Когда ко мне подходит Аленка, я словно просыпаюсь ото сна.

Что, правда? Она же совсем маленькая. Ей пока нельзя на такую тяжелую работу… хотя, загоняли и прежде. Я свое первое дерево распилила через две недели после приезда.

Вот только Аленка болеет. Она выглядит хуже, чем утром, ее заметно шатает, глаза красные, из носа текут зеленовато-белые сопли. Губы обметаны. Сама бледная, ужасно белая на фоне нашей серости.

Она волочет за собой пилу и едва не падает.

– Товарищ, – я поднимаю голову и смотрю на ближайшую смотрительницу. У нее одна полоска. Кажется, ее зовут Лян Ксилань, но я могу ошибаться. Она довольно высокая, сухопарая, как и другие носит прическу «узел», и сурово смотрит на нас. – Товарищ смотрительница.

Я сглатываю.

– Аленка болеет, ее нельзя в лес.

Лян Ксилань окидывает нас обеих взглядом. Подходит ближе.

– Все хорошо, – я шепчу Аленке. – Сейчас тебя заберут в лазарет.

– Отказ от трудовых обязанность – это попытка очернить Коллектив! – изрекает Лян Ксилань. Она, впрочем, бегло осматривает Аленку и брезгливо поджимает пухлые розовые губы. – Несоблюдение гигиены приравнивается к неуважению. Ты лишена ужина. А ты, —теперь смотрительница таращится на меня, глаза темные, но взгляд какой-то прозрачный, пустой и рыбий. —Наказана за вранье, воспитанница Марта Сюин. Тоже без ужина.

– Но товарищ смотрительница! Аленка правда болеет, вот потрогайте лоб, – я прикасаюсь тыльной стороной ладони, мама так желала. Это совершенно необязательно. Жаром пышет аж издалека. Лян Ксилань отворачивается.

– На рабочее место – шагом марш!

– Товарищ смотрительница!

Она не слышит.
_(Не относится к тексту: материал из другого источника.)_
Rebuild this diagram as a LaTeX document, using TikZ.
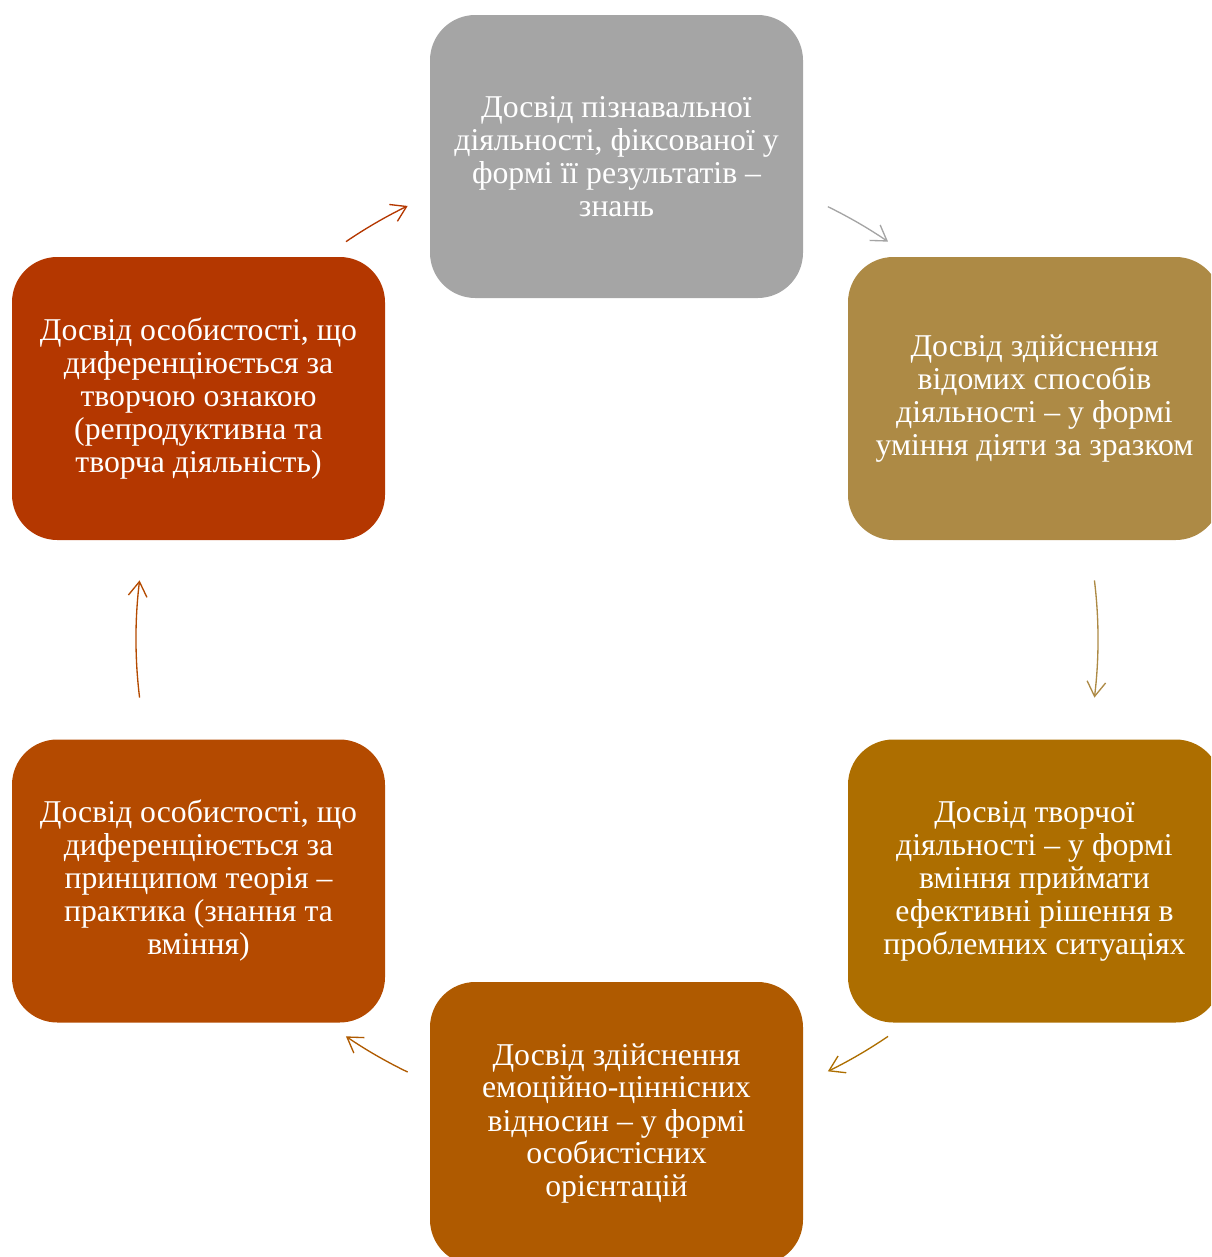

Она уходит, приближается к другой, старшей, с двумя полосками. Та ставит какую-то метку в большом журнале с бахромистыми желтыми страницами.

Коричневая масса – уже не такая одноцветная, оранжевые жилеты добавляют ярких ноток, – расползается по рабочим местам. Кому-то повезло, окажется на кухне. Кому-то меньше, но даже в коровнике можно отоспаться.

Мы идем пилить лес.

Аленка едва держится на ногах. По пути я оглядываюсь, забираю у нее инструмент. Больше у нас ничего нет, потом еще вечером выдадут тележку, надо будет погрузить распилы и привезти их к большому квадратному сараю в дальнем углу плаца. Труднее всего довезти эти злосчастные бревна, потому что когда возвращаешься, болят все мышцы, ноги подгибаются и дрожат, хочется упасть на землю и не шевелиться.

Сегодня мы не выдержим. Обе.

Я понимаю это так же ясно, как вижу жухлую траву, подернутую похожей на паутину изморозью. Мы идем к месту лесозаготовки, это не особенно далеко, но Аленка уже дважды едва не упала.

Интересно, вечером ее заберут в лазарет?

Я никогда не видела, чтобы девочки умирали у всех на глазах. Вот только пропадают многие. Мы догадываемся об их судьбе, но никогда не говорим вслух.

Мы на месте. Аленка прислоняется к дереву и умоляюще на меня смотрит.

Я вздыхаю.

– Стой здесь. Я сама попытаюсь поработать.

Норму не выполню. Это значит, минус куча баллов. Отберут те несколько часов в неделю, которые позволено читать книги в библиотеке —единственное хорошее развлечение. Может, добавят штрафные часы. Лишат еще и завтрака. Я выдержу. В конце концов, голодом еще никто никого не заморил, «Солнышко» светит и обогревает своих воспитанниц, а почитать я смогу когда-нибудь потом, когда Аленка поправится.

Отчасти я понимаю: неправильно. Здесь каждый сам за себя. Некоторые девочки объединяются в группы или стаи, это очень не приветствуется. Ты должен быть с Коллективом – со всеми, а не с несколькими. Одиночкой тоже быть плохо, тоже ругают. Я одиночка.